### GIVEN INFORMATION
┌──
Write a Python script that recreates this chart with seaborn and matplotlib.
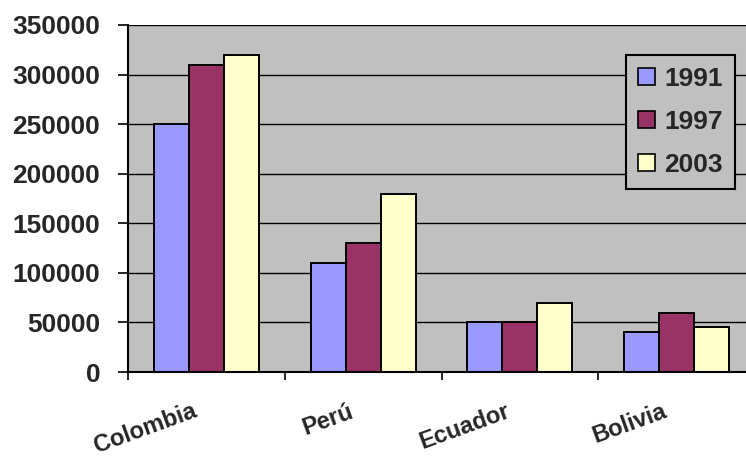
import matplotlib
matplotlib.use("Agg")
import matplotlib.pyplot as plt
from matplotlib.patches import Patch
from matplotlib.transforms import ScaledTranslation
import seaborn as sns
import pandas as pd

countries = ["Colombia", "Perú", "Ecuador", "Bolivia"]
years = ["1991", "1997", "2003"]
values_1991 = [250000, 110000, 50000, 40000]
values_1997 = [310000, 130000, 50000, 60000]
values_2003 = [320000, 180000, 70000, 45000]
colors = ["#9999FF", "#993366", "#FFFFCC"]
y_ticks = [0, 50000, 100000, 150000, 200000, 250000, 300000, 350000]

rows = []
for yr, vals in zip(years, [values_1991, values_1997, values_2003]):
    for c, v in zip(countries, vals):
        rows.append({"country": c, "year": yr, "value": v})
df = pd.DataFrame(rows)

sns.set_theme(style="white")
plt.rcParams["font.family"] = ["Liberation Sans", "DejaVu Sans"]
plt.rcParams["font.weight"] = "bold"

fig = plt.figure(figsize=(7.46, 4.59), dpi=100)
ax = fig.add_axes([128 / 746, 1 - 372 / 459, 627 / 746, 347 / 459])
ax.set_facecolor("#C0C0C0")

sns.barplot(data=df, x="country", y="value", hue="year", hue_order=years,
            order=countries, palette=colors, saturation=1, width=0.67,
            edgecolor="black", linewidth=1.4, ax=ax, legend=False)

ax.set_ylim(0, 350000)
ax.set_xlim(-0.5, 3.5)
ax.set_yticks(y_ticks)
ax.set_yticklabels([str(t) for t in y_ticks], fontsize=19, fontweight="bold")
ax.yaxis.grid(True, color="black", linewidth=1.0)
ax.set_axisbelow(True)
ax.set_xlabel("")
ax.set_ylabel("")

# category labels at centres, tick marks at category boundaries
ax.set_xticks(range(len(countries)))
ax.set_xticklabels(countries, rotation=20, ha="right", rotation_mode="anchor",
                   fontsize=17, fontweight="bold")
ax.tick_params(axis="x", which="major", length=0, pad=20)
shift = ScaledTranslation(-15 / 100, 0, fig.dpi_scale_trans)
for lab in ax.get_xticklabels():
    lab.set_transform(lab.get_transform() + shift)
ax.set_xticks([-0.5, 0.5, 1.5, 2.5], minor=True)
ax.tick_params(axis="x", which="minor", length=6, width=1.2, color="black",
               direction="out", bottom=True)
ax.tick_params(axis="y", length=7, width=1.2, color="black", direction="out",
               left=True, pad=13)

for side in ["top", "right"]:
    ax.spines[side].set_visible(False)
for side in ["left", "bottom"]:
    ax.spines[side].set_color("black")
    ax.spines[side].set_linewidth(1.5)

handles = [Patch(facecolor=c, edgecolor="black", linewidth=1.2) for c in colors]
leg = ax.legend(handles, years, loc="upper left",
                bbox_to_anchor=((626 - 128) / 627, (372 - 55) / 347),
                borderaxespad=0, frameon=True, fancybox=False,
                facecolor="#C0C0C0", edgecolor="black", framealpha=1,
                prop={"size": 19, "weight": "bold"}, handlelength=0.65,
                handleheight=0.65, handletextpad=0.35, labelspacing=0.72,
                borderpad=0.45)
leg.get_frame().set_linewidth(1.5)

fig.savefig("out.png", dpi=100, facecolor="white")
└──
### TASK PROMPT
Write out every line of the listing that holds the word "seaborn".

### SOLUTION
Write a Python script that recreates this chart with seaborn and matplotlib.
import seaborn as sns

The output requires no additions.